Defendant attempts to develop an issue of fact on reasonability through the expert declaration of Mr. Ogden. His comment that he believes continuation practice to be unreasonable cannot raise an issue of fact. Mr. Ogden's principal complaint is with lawful continuation practice itself. Mr. Ogden believes that continuation practice should be limited as in the statutory framework for reissue patents: "By using the continuation practice, a party can keep a continuation pending and prosecute broader claims and effectively circumvent the reissue statute." (Ogden Decl. 1123) (emphasis added). However, this Court's previous order clarified that Congress distinguished reissue patents from continuations. The Court will not eliminate the statutory distinction between continuation and reissue patents through the laches defense.

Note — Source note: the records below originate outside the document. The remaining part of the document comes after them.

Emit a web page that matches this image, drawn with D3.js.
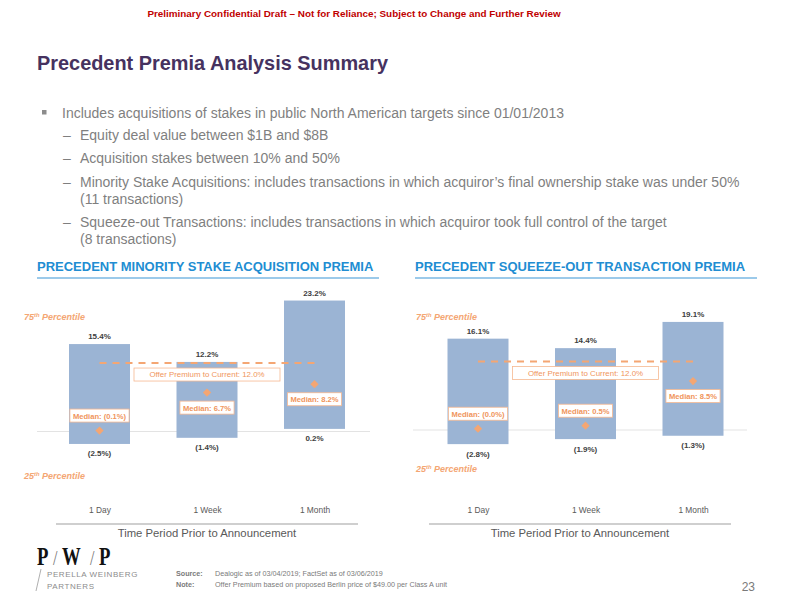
<!DOCTYPE html>
<html>
<head>
<meta charset="utf-8">
<script src="https://cdn.jsdelivr.net/npm/d3@7"></script>
<style>
  body { margin: 0; background: #fff; }
  svg { display: block; font-family: "Liberation Sans", Arial, sans-serif; }
</style>
</head>
<body>
<svg id="page" width="792" height="612"></svg>
<script>
// chart values
const periods = ['1 Day', '1 Week', '1 Month'];
const minorityP75 = [15.4, 12.2, 23.2];
const minorityP25 = [-2.5, -1.4, 0.2];
const minorityMedian = [-0.1, 6.7, 8.2];
const squeezeP75 = [16.1, 14.4, 19.1];
const squeezeP25 = [-2.8, -1.9, -1.3];
const squeezeMedian = [-0.04, 0.5, 8.5];
const offerPremium = 12.0;

const bullets = [
  'Includes acquisitions of stakes in public North American targets since 01/01/2013'
];
const subBullets = [
  ['Equity deal value between $1B and $8B'],
  ['Acquisition stakes between 10% and 50%'],
  ['Minority Stake Acquisitions: includes transactions in which acquiror\u2019s final ownership stake was under 50%', '(11 transactions)'],
  ['Squeeze-out Transactions: includes transactions in which acquiror took full control of the target', '(8 transactions)']
];

const BLUE_BAR = '#9bb4d4';
const ORANGE = '#f0955c';
const ORANGE_LIGHT = '#f4a673';
const GRAY_TXT = '#7f7f7f';

const svg = d3.select('#page');

// header
svg.append('text')
  .attr('x', 354).attr('y', 17)
  .attr('text-anchor', 'middle')
  .attr('font-size', 9.9).attr('font-weight', 'bold')
  .attr('fill', '#c00000')
  .text('Preliminary Confidential Draft \u2013 Not for Reliance; Subject to Change and Further Review');

svg.append('text')
  .attr('x', 37).attr('y', 70)
  .attr('font-size', 20.5).attr('font-weight', 'bold')
  .attr('fill', '#46325f')
  .attr('textLength', 351).attr('lengthAdjust', 'spacingAndGlyphs')
  .text('Precedent Premia Analysis Summary');

// bullets
svg.append('rect').attr('x', 42).attr('y', 110).attr('width', 4.5).attr('height', 4.5).attr('fill', '#8c8c8c');
svg.append('text')
  .attr('x', 62).attr('y', 118)
  .attr('font-size', 14).attr('fill', GRAY_TXT)
  .text(bullets[0]);

const subY = [[140], [163], [186.5, 204], [226.5, 243.5]];
subBullets.forEach((lines, i) => {
  svg.append('text')
    .attr('x', 63).attr('y', subY[i][0])
    .attr('font-size', 14).attr('fill', GRAY_TXT)
    .text('\u2013');
  lines.forEach((l, j) => {
    svg.append('text')
      .attr('x', 80).attr('y', subY[i][j])
      .attr('font-size', 14).attr('fill', GRAY_TXT)
      .text(l);
  });
});

const fmt = v => v < 0 ? `(${Math.abs(v).toFixed(1)}%)` : `${v.toFixed(1)}%`;

function drawChart(cfg) {
  const g = svg.append('g');

  g.append('text')
    .attr('x', cfg.titleX).attr('y', 271)
    .attr('font-size', 13).attr('font-weight', 'bold')
    .attr('fill', '#218dd2')
    .text(cfg.title);
  g.append('line')
    .attr('x1', cfg.titleX).attr('x2', cfg.titleX + 342)
    .attr('y1', 278).attr('y2', 278)
    .attr('stroke', '#3b96d6').attr('stroke-width', 1.2);

  const x = d3.scalePoint().domain(periods).range(cfg.xRange);
  const y = d3.scaleLinear().domain([0, 10]).range([cfg.zeroY, cfg.zeroY - 55.8]);
  const bw = 61;

  // zero gridline
  g.append('line')
    .attr('x1', cfg.gridX[0]).attr('x2', cfg.gridX[1])
    .attr('y1', y(0) + 1.5).attr('y2', y(0) + 1.5)
    .attr('stroke', '#e3e3e3').attr('stroke-width', 1);

  const rows = periods.map((p, i) => ({ p, hi: cfg.p75[i], lo: cfg.p25[i], med: cfg.median[i] }));

  g.selectAll('.bar').data(rows).enter().append('rect')
    .attr('x', d => x(d.p) - bw / 2)
    .attr('y', d => y(d.hi))
    .attr('width', bw)
    .attr('height', d => y(d.lo) - y(d.hi))
    .attr('fill', BLUE_BAR);

  g.selectAll('.top').data(rows).enter().append('text')
    .attr('x', d => x(d.p)).attr('y', d => y(d.hi) - 5)
    .attr('text-anchor', 'middle').attr('font-size', 8).attr('font-weight', 'bold')
    .attr('fill', '#404040').text(d => fmt(d.hi));
  g.selectAll('.bot').data(rows).enter().append('text')
    .attr('x', d => x(d.p)).attr('y', d => y(d.lo) + 12.5)
    .attr('text-anchor', 'middle').attr('font-size', 8).attr('font-weight', 'bold')
    .attr('fill', '#404040').text(d => fmt(d.lo));

  // offer premium dashed line + box
  const oy = y(offerPremium);
  g.append('line')
    .attr('x1', x(periods[0])).attr('x2', x(periods[2]))
    .attr('y1', oy).attr('y2', oy)
    .attr('stroke', ORANGE_LIGHT).attr('stroke-width', 2)
    .attr('stroke-dasharray', '7,6');
  const cx = x(periods[1]);
  g.append('rect')
    .attr('x', cx - 73).attr('y', oy + 5)
    .attr('width', 146).attr('height', 13)
    .attr('fill', '#fff').attr('stroke', '#f6b891').attr('stroke-width', 0.8);
  g.append('text')
    .attr('x', cx).attr('y', oy + 14.3)
    .attr('text-anchor', 'middle').attr('font-size', 7.9)
    .attr('fill', ORANGE)
    .text(`Offer Premium to Current: ${offerPremium.toFixed(1)}%`);

  // medians
  const diamond = d3.symbol().type(d3.symbolSquare).size(34);
  g.selectAll('.med').data(rows).enter().append('path')
    .attr('d', diamond)
    .attr('transform', d => `translate(${x(d.p)},${y(d.med)}) rotate(45)`)
    .attr('fill', ORANGE_LIGHT);

  const lab = g.selectAll('.mlab').data(rows).enter().append('g')
    .attr('transform', d => {
      const above = d.med < 2;
      return `translate(${x(d.p)},${above ? y(d.med) - 21.5 : y(d.med) + 8.5})`;
    });
  lab.append('text')
    .attr('x', 0).attr('y', 9.6)
    .attr('text-anchor', 'middle').attr('font-size', 7.6).attr('font-weight', 'bold')
    .attr('fill', ORANGE)
    .text(d => `Median: ${fmt(d.med)}`);
  lab.each(function () {
    const t = d3.select(this).select('text').node();
    const w = t.getComputedTextLength() + 6;
    d3.select(this).insert('rect', 'text')
      .attr('x', -w / 2).attr('y', 0)
      .attr('width', w).attr('height', 13)
      .attr('fill', '#fff').attr('stroke', '#f6b891').attr('stroke-width', 0.8);
  });

  // percentile labels
  [['75', cfg.p75LabelY], ['25', cfg.p25LabelY]].forEach(([n, ly]) => {
    const t = g.append('text')
      .attr('x', cfg.pctX).attr('y', ly)
      .attr('font-size', 9).attr('font-weight', 'bold').attr('font-style', 'italic')
      .attr('fill', ORANGE_LIGHT);
    t.append('tspan').text(n);
    t.append('tspan').attr('dy', -3).attr('font-size', 5.8).text('th');
    t.append('tspan').attr('dy', 3).text(' Percentile');
  });

  // category axis
  const axis = g.append('g').attr('transform', 'translate(0,513)')
    .call(d3.axisBottom(x).tickSize(0).tickPadding(0));
  axis.select('.domain').remove();
  axis.selectAll('text')
    .attr('font-family', '"Liberation Sans", Arial, sans-serif')
    .attr('font-size', 8.4).attr('fill', '#595959').attr('dy', 0);

  g.append('line')
    .attr('x1', cfg.axisX[0]).attr('x2', cfg.axisX[1])
    .attr('y1', 524).attr('y2', 524)
    .attr('stroke', '#bfbfbf').attr('stroke-width', 1.5);
  g.append('text')
    .attr('x', (cfg.axisX[0] + cfg.axisX[1]) / 2).attr('y', 537)
    .attr('text-anchor', 'middle').attr('font-size', 11.3).attr('fill', '#595959')
    .text('Time Period Prior to Announcement');
}

drawChart({
  title: 'PRECEDENT MINORITY STAKE ACQUISITION PREMIA',
  titleX: 37, xRange: [99.5, 314.5], zeroY: 430, gridX: [37, 370],
  p75: minorityP75, p25: minorityP25, median: minorityMedian,
  pctX: 24, p75LabelY: 320, p25LabelY: 479, axisX: [56, 358]
});
drawChart({
  title: 'PRECEDENT SQUEEZE-OUT TRANSACTION PREMIA',
  titleX: 415, xRange: [478, 693], zeroY: 428.5, gridX: [413, 747],
  p75: squeezeP75, p25: squeezeP25, median: squeezeMedian,
  pctX: 416, p75LabelY: 320, p25LabelY: 472, axisX: [429, 731]
});

// footer
const logo = svg.append('g').attr('transform', 'translate(37,565)');
[['P', 0, 1], ['/', 16, 0], ['W', 25, 1], ['/', 53, 0], ['P', 62, 1]].forEach(([c, dx, bold]) => {
  logo.append('text')
    .attr('x', 0).attr('y', 0)
    .attr('font-family', '"Liberation Serif", "DejaVu Serif", serif')
    .attr('font-size', bold ? 26 : 20).attr('font-weight', bold ? 'bold' : 'normal')
    .attr('fill', bold ? '#111' : '#777')
    .attr('transform', `translate(${dx},0) scale(${bold ? 0.72 : 0.8},1)`)
    .text(c);
});
svg.append('line').attr('x1', 41).attr('y1', 569).attr('x2', 36).attr('y2', 591)
  .attr('stroke', '#9a9a9a').attr('stroke-width', 0.8);
svg.append('text').attr('x', 47).attr('y', 577).attr('font-size', 8).attr('letter-spacing', 0.6)
  .attr('fill', '#8c8c8c').text('PERELLA WEINBERG');
svg.append('text').attr('x', 47).attr('y', 589).attr('font-size', 8).attr('letter-spacing', 0.6)
  .attr('fill', '#8c8c8c').text('PARTNERS');

[['Source:', 'Dealogic as of 03/04/2019; FactSet as of 03/06/2019', 576],
 ['Note:', 'Offer Premium based on proposed Berlin price of $49.00 per Class A unit', 587]].forEach(([k, v, yy]) => {
  svg.append('text').attr('x', 176).attr('y', yy).attr('font-size', 7.2).attr('font-weight', 'bold')
    .attr('fill', '#7a7a7a').text(k);
  svg.append('text').attr('x', 215).attr('y', yy).attr('font-size', 7.2)
    .attr('fill', '#7a7a7a').text(v);
});
svg.append('text').attr('x', 755).attr('y', 591).attr('text-anchor', 'end')
  .attr('font-size', 12).attr('fill', '#7a7a7a').text('23');
</script>
</body>
</html>
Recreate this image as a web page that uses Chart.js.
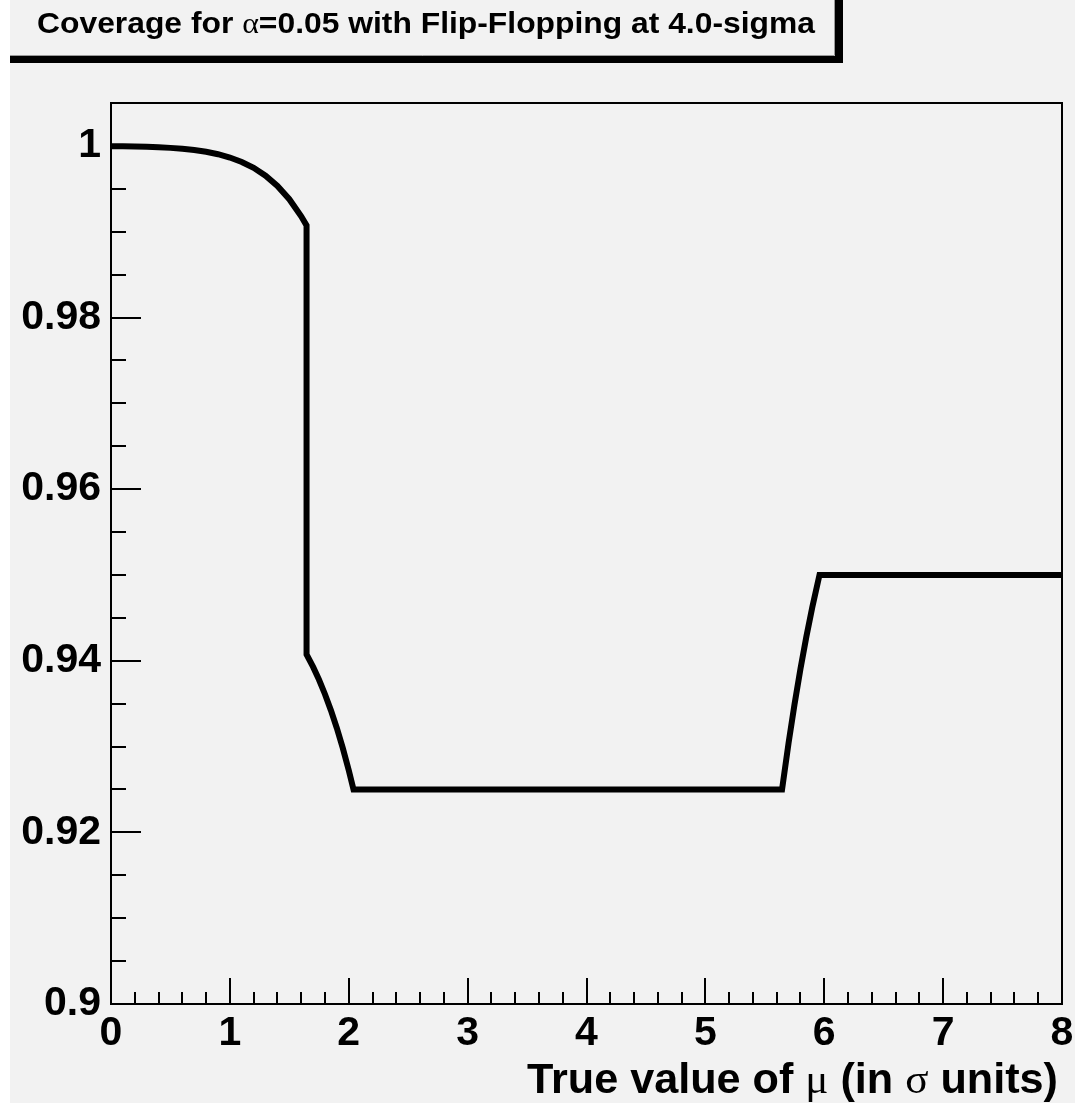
<!DOCTYPE html>
<html>
<head>
<meta charset="utf-8">
<script src="https://cdn.jsdelivr.net/npm/chart.js@4/dist/chart.umd.min.js"></script>
<style>
  html, body { margin: 0; padding: 0; background: #ffffff; }
  canvas { display: block; }
</style>
</head>
<body>
<canvas id="coverage" width="1075" height="1103"></canvas>
<script>
// True mean (in sigma units) and the coverage of the flip-flopping interval
const trueMu = [0, 0.1, 0.2, 0.3, 0.4, 0.5, 0.6, 0.7, 0.8, 0.9, 1.0, 1.1, 1.2, 1.3, 1.4, 1.5, 1.6, 1.645,
                1.645, 1.7, 1.75, 1.8, 1.85, 1.9, 1.95, 2.0, 2.04,
                5.645, 5.7, 5.75, 5.8, 5.85, 5.9, 5.96, 8.0];
const coverage = [0.99997, 0.99995, 0.99993, 0.99989, 0.99984, 0.99977, 0.99966, 0.99952, 0.99931, 0.99903,
                  0.99865, 0.99813, 0.99745, 0.99653, 0.99534, 0.99379, 0.99180, 0.99074,
                  0.94074, 0.93928, 0.93778, 0.93610, 0.93422, 0.93214, 0.92982, 0.92725, 0.92500,
                  0.92500, 0.93044, 0.93494, 0.93907, 0.94284, 0.94628, 0.95000, 0.95000];

const xTickValues = [0, 1, 2, 3, 4, 5, 6, 7, 8];
const xTickLabels = ['0', '1', '2', '3', '4', '5', '6', '7', '8'];
const yTickValues = [0.9, 0.92, 0.94, 0.96, 0.98, 1.0];
const yTickLabels = ['0.9', '0.92', '0.94', '0.96', '0.98', '1'];

const titleParts = [
  { text: 'Coverage for ', greek: false },
  { text: 'α', greek: true },
  { text: '=0.05 with Flip-Flopping at 4.0-sigma', greek: false }
];
const xTitleParts = [
  { text: 'True value of ', greek: false },
  { text: 'μ', greek: true },
  { text: ' (in ', greek: false },
  { text: 'σ', greek: true },
  { text: ' units)', greek: false }
];

const BG = '#f2f2f2';
const SANS = '"Liberation Sans", Arial, Helvetica, sans-serif';
const SERIF = '"Liberation Serif", "DejaVu Serif", serif';

// Draws a run of mixed bold-sans / serif-greek text, squeezed to a given width
function drawRichText(ctx, parts, size, x, baseline, width, align) {
  const fontFor = p => p.greek ? `normal ${size}px ${SERIF}` : `bold ${size}px ${SANS}`;
  let total = 0;
  const widths = parts.map(p => { ctx.font = fontFor(p); const w = ctx.measureText(p.text).width; total += w; return w; });
  const sx = width / total;
  ctx.save();
  ctx.translate(align === 'right' ? x - width : x, baseline);
  ctx.scale(sx, 1);
  ctx.fillStyle = '#000';
  ctx.textBaseline = 'alphabetic';
  ctx.textAlign = 'left';
  let cx = 0;
  parts.forEach((p, i) => { ctx.font = fontFor(p); ctx.fillText(p.text, cx, 0); cx += widths[i]; });
  ctx.restore();
}

const framePlugin = {
  id: 'framePlugin',
  beforeDraw(chart) {
    const ctx = chart.ctx;
    ctx.save();
    ctx.fillStyle = '#ffffff';
    ctx.fillRect(0, 0, chart.width, chart.height);
    ctx.fillStyle = BG;
    ctx.fillRect(10, 0, chart.width - 10, chart.height);
    ctx.restore();
  },
  beforeDatasetsDraw(chart) {
    const ctx = chart.ctx;
    const a = chart.chartArea;
    const xs = chart.scales.x, ys = chart.scales.y;
    ctx.save();
    ctx.strokeStyle = '#000';
    ctx.lineWidth = 2;
    ctx.lineCap = 'butt';
    ctx.beginPath();
    // y ticks, pointing into the frame
    const yStep = (yTickValues[1] - yTickValues[0]) / 4;
    for (let v = ys.min, k = 0; v <= ys.max + 1e-9; k++, v = ys.min + k * yStep) {
      const py = Math.round(ys.getPixelForValue(v));
      if (py <= a.top + 1) continue;
      const major = k % 4 === 0;
      ctx.moveTo(a.left, py);
      ctx.lineTo(a.left + (major ? 30 : 15), py);
    }
    // x ticks
    const xStep = (xTickValues[1] - xTickValues[0]) / 5;
    for (let k = 0, v = xs.min; v <= xs.max + 1e-9; k++, v = xs.min + k * xStep) {
      const px = Math.round(xs.getPixelForValue(v));
      if (px <= a.left + 1 || px >= a.right - 1) continue;
      const major = k % 5 === 0;
      ctx.moveTo(px, a.bottom);
      ctx.lineTo(px, a.bottom - (major ? 26 : 12));
    }
    ctx.stroke();
    ctx.strokeRect(a.left, a.top, a.right - a.left, a.bottom - a.top);
    ctx.restore();
  },
  afterDraw(chart) {
    const ctx = chart.ctx;
    ctx.save();
    // title pave with its shadow
    ctx.fillStyle = '#000';
    ctx.fillRect(835, 0, 8, 63);
    ctx.fillRect(10, 56, 833, 7);
    ctx.fillStyle = BG;
    ctx.fillRect(10, 0, 825, 56);
    ctx.strokeStyle = '#9a9a9a';
    ctx.lineWidth = 1;
    ctx.beginPath();
    ctx.moveTo(834.5, 0);
    ctx.lineTo(834.5, 55.5);
    ctx.lineTo(10, 55.5);
    ctx.stroke();
    ctx.restore();
    drawRichText(ctx, titleParts, 30, 37, 33, 778, 'left');
    drawRichText(ctx, xTitleParts, 42, 1058, 1093, 531, 'right');
  }
};

new Chart(document.getElementById('coverage'), {
  type: 'line',
  data: {
    datasets: [{
      data: trueMu.map((m, i) => ({ x: m, y: coverage[i] })),
      borderColor: '#000',
      borderWidth: 6,
      borderJoinStyle: 'miter',
      borderCapStyle: 'butt',
      pointRadius: 0,
      tension: 0,
      fill: false
    }]
  },
  options: {
    responsive: false,
    animation: false,
    devicePixelRatio: 1,
    layout: { padding: { left: 0, right: 13, top: 103, bottom: 0 } },
    plugins: { legend: { display: false }, tooltip: { enabled: false }, title: { display: false } },
    scales: {
      x: {
        type: 'linear',
        min: 0,
        max: 8,
        grid: { display: false, drawTicks: false },
        border: { display: false },
        afterBuildTicks: s => { s.ticks = xTickValues.map(v => ({ value: v })); },
        afterFit: s => { s.height = 99; s.paddingLeft = 0; s.paddingRight = 0; },
        ticks: {
          autoSkip: false,
          maxRotation: 0,
          padding: 5,
          color: '#000',
          font: { family: SANS, size: 41, weight: 'bold' },
          callback: (v, i) => xTickLabels[i]
        }
      },
      y: {
        type: 'linear',
        min: 0.9,
        max: 1.005,
        grid: { display: false, drawTicks: false },
        border: { display: false },
        afterBuildTicks: s => { s.ticks = yTickValues.map(v => ({ value: v })); },
        afterFit: s => { s.width = 111; s.paddingTop = 0; s.paddingBottom = 0; },
        ticks: {
          autoSkip: false,
          padding: 10,
          color: '#000',
          font: { family: SANS, size: 41, weight: 'bold' },
          callback: (v, i) => yTickLabels[i]
        }
      }
    }
  },
  plugins: [framePlugin]
});
</script>
</body>
</html>
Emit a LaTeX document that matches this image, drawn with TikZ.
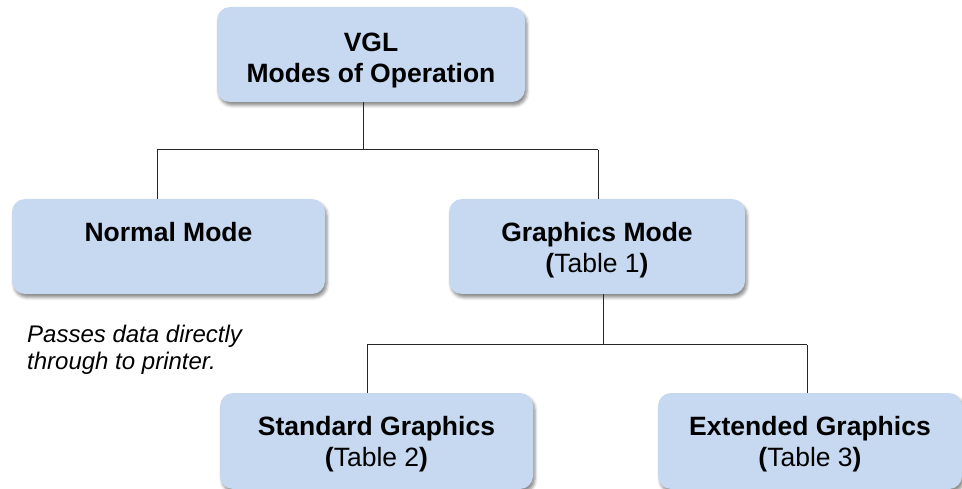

Finally, Defendant raises the issue of "intervening rights." As noted in the Court's previous order, and the order on reconsideration, the Court does not consider that an examination of intervening adverse rights is a useful concept in prosecution laches when addressing continuation applications. Moreover, Defendant has failed to show that their devices, as well as Plaintiffs continuation applications, were not covered by the parent patent's claims.

CONCLUSION

Defendant fails to raise a genuine issue of material fact regarding any unreasonable and unexplained delay by Plaintiff. Plaintiffs motion for partial summary judgment on the defense of prosecution laches is GRANTED. (Dkt. No. 136.)

The Clerk is directed to send copies of this order to all counsel of record.